= Inventory of Church Property =

Record-keeping process

An inventory of church property is a process that is carried out periodically, or when there is a new ecclesiastical officeholder. In the Church of England the inventory is known as a terrier, from glebe terrier.

==Description==

Within the Catholic Church, the inventory was significant to bishops and abbots in the Middle Ages, as they were often of noble birth and so would often have both property and recognised heirs. Under the Council of Trent, inventories were required of substantial officeholders on an annual basis, and were not to be self-administered, similar to modern company audits.

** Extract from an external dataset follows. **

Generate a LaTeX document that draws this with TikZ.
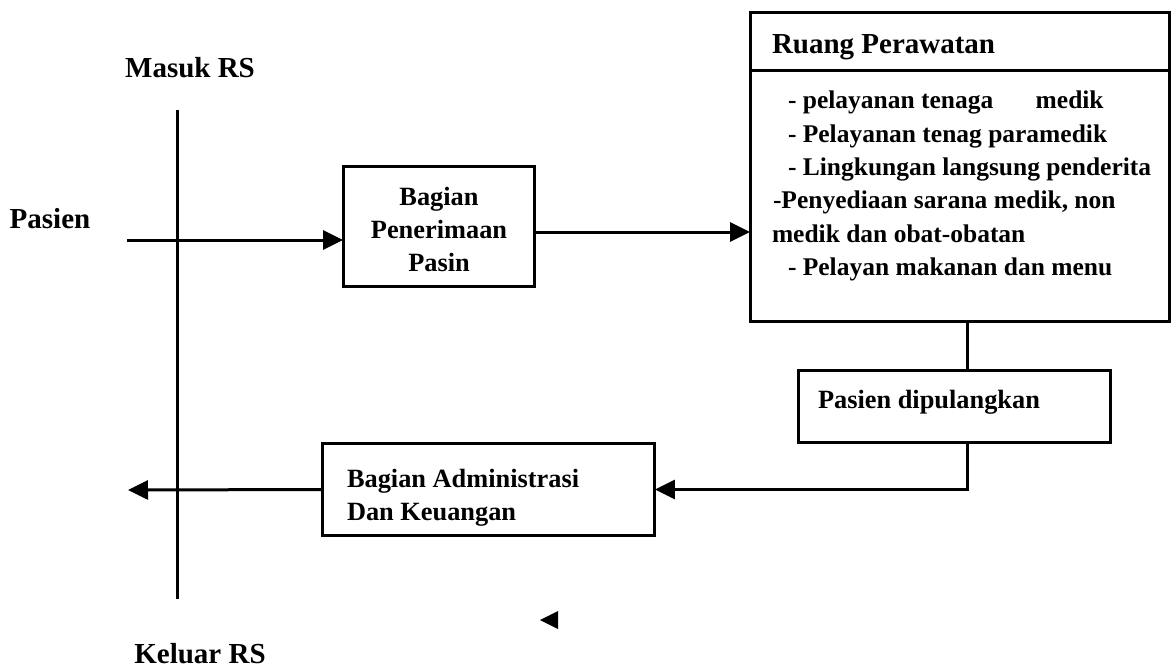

Canon law before the Council of Trent made no clear mention of the need for church inventories, although bishops were ordered to separate carefully their own property from that of their church office so that the bishop's heirs could not seize the church's goods, or the Church lay claim to the bishop's personal goods.

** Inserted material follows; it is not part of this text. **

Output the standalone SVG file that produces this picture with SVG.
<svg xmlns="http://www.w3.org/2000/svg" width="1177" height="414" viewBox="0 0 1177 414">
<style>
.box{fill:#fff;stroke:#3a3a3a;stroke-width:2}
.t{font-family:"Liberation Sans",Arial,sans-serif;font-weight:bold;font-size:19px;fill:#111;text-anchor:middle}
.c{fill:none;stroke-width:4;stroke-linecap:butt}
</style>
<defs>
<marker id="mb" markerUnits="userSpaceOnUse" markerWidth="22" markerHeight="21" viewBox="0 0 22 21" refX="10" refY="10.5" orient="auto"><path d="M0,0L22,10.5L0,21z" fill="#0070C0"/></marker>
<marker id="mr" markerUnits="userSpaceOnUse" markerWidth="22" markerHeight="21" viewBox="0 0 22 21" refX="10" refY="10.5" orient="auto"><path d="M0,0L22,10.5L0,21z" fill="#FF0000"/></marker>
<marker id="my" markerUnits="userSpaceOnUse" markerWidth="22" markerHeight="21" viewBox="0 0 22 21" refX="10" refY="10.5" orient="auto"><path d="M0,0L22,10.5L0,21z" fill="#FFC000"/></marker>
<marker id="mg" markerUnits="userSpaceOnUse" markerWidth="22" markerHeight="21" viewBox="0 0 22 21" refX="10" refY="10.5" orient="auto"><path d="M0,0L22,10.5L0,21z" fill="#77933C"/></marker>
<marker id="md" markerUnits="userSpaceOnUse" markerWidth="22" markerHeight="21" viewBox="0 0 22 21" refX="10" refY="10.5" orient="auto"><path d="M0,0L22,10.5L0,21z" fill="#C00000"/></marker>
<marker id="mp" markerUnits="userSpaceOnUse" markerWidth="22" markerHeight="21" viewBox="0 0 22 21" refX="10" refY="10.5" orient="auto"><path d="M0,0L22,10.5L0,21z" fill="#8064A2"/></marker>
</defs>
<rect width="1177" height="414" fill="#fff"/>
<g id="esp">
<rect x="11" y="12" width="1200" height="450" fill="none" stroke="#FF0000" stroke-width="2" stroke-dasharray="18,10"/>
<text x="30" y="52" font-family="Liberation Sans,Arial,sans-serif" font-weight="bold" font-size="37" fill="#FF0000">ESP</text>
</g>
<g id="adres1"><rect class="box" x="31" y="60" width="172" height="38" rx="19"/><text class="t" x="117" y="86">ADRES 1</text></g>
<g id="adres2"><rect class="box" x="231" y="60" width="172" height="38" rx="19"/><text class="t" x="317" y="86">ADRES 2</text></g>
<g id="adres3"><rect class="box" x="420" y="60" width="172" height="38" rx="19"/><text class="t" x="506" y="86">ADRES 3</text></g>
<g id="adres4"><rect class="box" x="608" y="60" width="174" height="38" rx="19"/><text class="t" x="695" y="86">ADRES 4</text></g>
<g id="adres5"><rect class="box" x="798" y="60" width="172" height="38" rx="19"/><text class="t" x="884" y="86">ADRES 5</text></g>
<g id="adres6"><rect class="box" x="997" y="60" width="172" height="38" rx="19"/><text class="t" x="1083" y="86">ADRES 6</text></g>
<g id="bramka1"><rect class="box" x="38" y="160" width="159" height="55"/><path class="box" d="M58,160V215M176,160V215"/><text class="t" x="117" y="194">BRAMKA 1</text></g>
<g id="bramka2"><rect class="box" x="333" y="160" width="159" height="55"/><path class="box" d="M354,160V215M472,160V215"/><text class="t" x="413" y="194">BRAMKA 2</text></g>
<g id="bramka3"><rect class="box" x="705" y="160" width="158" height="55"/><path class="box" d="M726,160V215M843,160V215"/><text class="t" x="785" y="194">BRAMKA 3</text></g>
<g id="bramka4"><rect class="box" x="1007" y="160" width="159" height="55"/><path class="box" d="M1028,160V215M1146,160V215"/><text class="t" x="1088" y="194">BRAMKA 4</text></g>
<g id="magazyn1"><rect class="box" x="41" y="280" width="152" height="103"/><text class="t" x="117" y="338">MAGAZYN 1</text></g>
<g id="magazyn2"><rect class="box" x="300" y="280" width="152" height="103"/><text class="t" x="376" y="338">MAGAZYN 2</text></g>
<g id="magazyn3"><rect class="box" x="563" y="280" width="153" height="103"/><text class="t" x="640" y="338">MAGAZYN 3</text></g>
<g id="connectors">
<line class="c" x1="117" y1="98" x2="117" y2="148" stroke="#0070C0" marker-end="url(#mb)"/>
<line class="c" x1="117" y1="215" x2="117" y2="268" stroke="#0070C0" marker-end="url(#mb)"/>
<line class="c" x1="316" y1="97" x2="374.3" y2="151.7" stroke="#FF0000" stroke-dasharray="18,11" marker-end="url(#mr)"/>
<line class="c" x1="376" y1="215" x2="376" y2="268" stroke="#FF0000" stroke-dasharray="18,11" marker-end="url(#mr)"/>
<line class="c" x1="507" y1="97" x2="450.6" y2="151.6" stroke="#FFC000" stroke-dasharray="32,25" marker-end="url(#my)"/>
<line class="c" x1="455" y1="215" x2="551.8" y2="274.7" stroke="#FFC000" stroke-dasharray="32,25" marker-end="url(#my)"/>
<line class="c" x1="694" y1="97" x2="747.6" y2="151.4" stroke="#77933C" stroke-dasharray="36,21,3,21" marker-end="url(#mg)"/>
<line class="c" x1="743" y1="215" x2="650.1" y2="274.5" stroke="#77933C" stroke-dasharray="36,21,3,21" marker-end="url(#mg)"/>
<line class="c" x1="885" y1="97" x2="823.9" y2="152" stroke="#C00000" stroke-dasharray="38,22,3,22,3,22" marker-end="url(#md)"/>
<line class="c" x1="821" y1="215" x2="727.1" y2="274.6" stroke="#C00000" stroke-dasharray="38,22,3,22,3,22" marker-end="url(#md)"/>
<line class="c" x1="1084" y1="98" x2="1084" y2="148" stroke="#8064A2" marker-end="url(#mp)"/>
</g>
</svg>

The most important document relating to the inventories of church property is the motu proprio "Provida", by Pope Sixtus V in 1587. Its original purpose was to establish a general ecclesiastical record office at Rome to store the inventories of all the church property in Italy. This goal was abandoned, as these inventories already existed in many episcopal archives, with bishops verifying the inventories during their pastoral visits. However, Sixtus still commanded all other bishops to create an inventory of the property of all the churches and ecclesiastical establishments within their dioceses.

This command was renewed by Pope Benedict XIII in 1725 and Pius X in 1904.

The expectation is that on assuming office, every administrator of church property must draw up an exact inventory of property from his office, with one copy sent to his archives, and the other to the relevant bishop (in some countries a third copy is sent to the civil authorities). When the term of office ends, the officeholder must hand over to his successor all articles entered in the inventory. This verification is done in a document which discharges the retiring official and places the responsibility on his successor. During the period of management the administrator must keep the inventory up to date, that is to say, he must make a record, with due legal formalities, of any changes to the inventory. A bishop is often expected to examine the inventory during visits.

The rise of financial reporting has meant that in many cases this is done through the production and often external auditing of church accounts. Although bishops still have a role within the Catholic Church as guardians of church assets, the role of episcopal visits and inventories are not as important, but may still be a symbolic part of an officeholder's induction.